• [PROBLEM TO SOLVE]: Print exactly the lines from the first one down to the line containing "(0,0) rectangle (903,568);", both ends included, with no pictures and nothing else.
--- start ---
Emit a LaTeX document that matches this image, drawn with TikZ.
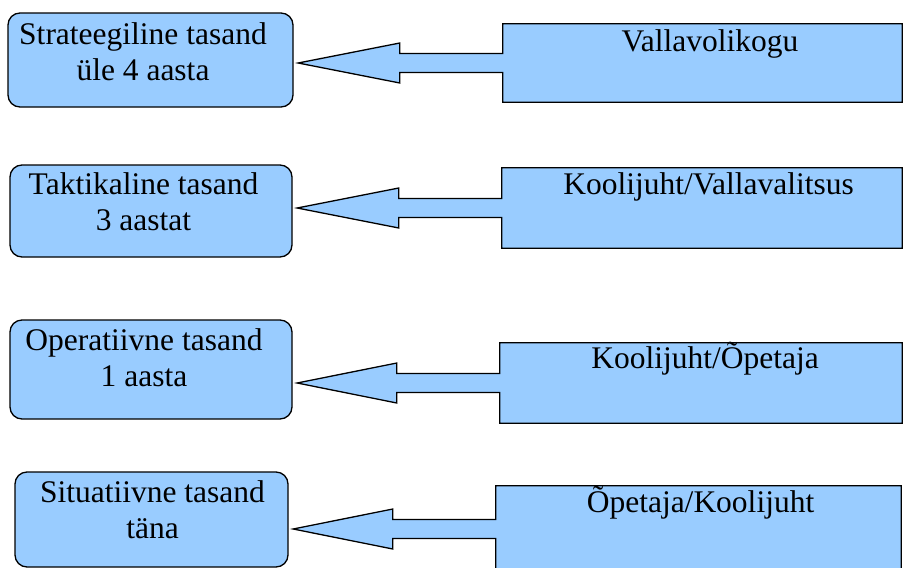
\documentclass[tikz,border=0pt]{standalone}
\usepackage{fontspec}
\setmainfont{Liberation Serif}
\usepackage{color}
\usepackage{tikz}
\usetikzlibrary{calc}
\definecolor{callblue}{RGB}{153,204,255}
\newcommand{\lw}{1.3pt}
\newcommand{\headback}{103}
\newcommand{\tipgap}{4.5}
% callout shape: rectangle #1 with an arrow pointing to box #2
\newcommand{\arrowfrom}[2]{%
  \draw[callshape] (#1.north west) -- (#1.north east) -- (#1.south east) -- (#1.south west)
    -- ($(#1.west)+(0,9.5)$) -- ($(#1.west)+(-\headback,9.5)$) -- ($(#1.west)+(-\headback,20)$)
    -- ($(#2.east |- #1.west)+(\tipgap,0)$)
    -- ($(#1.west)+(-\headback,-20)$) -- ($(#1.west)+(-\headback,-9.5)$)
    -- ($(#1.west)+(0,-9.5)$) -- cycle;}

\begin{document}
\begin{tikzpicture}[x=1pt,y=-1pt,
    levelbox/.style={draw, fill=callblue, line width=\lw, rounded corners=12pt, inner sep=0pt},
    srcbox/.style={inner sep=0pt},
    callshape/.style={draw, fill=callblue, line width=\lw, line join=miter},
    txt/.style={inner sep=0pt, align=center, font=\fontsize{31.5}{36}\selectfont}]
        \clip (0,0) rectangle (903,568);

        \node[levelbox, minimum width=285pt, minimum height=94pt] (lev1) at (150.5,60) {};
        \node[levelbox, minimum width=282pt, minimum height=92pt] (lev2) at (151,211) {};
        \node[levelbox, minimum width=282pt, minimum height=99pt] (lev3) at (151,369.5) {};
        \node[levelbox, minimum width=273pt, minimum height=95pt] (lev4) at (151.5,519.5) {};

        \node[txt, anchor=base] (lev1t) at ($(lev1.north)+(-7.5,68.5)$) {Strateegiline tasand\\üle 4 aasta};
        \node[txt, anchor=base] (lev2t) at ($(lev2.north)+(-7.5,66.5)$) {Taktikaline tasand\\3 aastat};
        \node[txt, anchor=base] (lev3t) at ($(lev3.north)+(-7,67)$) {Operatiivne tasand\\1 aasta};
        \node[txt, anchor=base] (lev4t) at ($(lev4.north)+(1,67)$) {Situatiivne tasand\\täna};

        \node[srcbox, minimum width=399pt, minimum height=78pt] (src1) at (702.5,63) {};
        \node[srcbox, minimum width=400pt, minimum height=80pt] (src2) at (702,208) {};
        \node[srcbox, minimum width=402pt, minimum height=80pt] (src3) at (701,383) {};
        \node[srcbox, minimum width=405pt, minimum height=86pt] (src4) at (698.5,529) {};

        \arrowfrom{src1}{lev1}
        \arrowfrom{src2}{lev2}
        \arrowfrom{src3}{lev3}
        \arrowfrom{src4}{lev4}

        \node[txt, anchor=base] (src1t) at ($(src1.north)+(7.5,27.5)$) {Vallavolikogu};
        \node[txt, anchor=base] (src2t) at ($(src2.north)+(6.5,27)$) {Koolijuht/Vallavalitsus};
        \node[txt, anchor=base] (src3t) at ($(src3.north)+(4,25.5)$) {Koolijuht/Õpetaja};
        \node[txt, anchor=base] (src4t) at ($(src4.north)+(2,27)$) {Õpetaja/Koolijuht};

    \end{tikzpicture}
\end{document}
--- end ---
• [THE COMPLETED TASK]:
Emit a LaTeX document that matches this image, drawn with TikZ.
\documentclass[tikz,border=0pt]{standalone}
\usepackage{fontspec}
\setmainfont{Liberation Serif}
\usepackage{color}
\usepackage{tikz}
\usetikzlibrary{calc}
\definecolor{callblue}{RGB}{153,204,255}
\newcommand{\lw}{1.3pt}
\newcommand{\headback}{103}
\newcommand{\tipgap}{4.5}
% callout shape: rectangle #1 with an arrow pointing to box #2
\newcommand{\arrowfrom}[2]{%
  \draw[callshape] (#1.north west) -- (#1.north east) -- (#1.south east) -- (#1.south west)
    -- ($(#1.west)+(0,9.5)$) -- ($(#1.west)+(-\headback,9.5)$) -- ($(#1.west)+(-\headback,20)$)
    -- ($(#2.east |- #1.west)+(\tipgap,0)$)
    -- ($(#1.west)+(-\headback,-20)$) -- ($(#1.west)+(-\headback,-9.5)$)
    -- ($(#1.west)+(0,-9.5)$) -- cycle;}

\begin{document}
\begin{tikzpicture}[x=1pt,y=-1pt,
    levelbox/.style={draw, fill=callblue, line width=\lw, rounded corners=12pt, inner sep=0pt},
    srcbox/.style={inner sep=0pt},
    callshape/.style={draw, fill=callblue, line width=\lw, line join=miter},
    txt/.style={inner sep=0pt, align=center, font=\fontsize{31.5}{36}\selectfont}]
        \clip (0,0) rectangle (903,568);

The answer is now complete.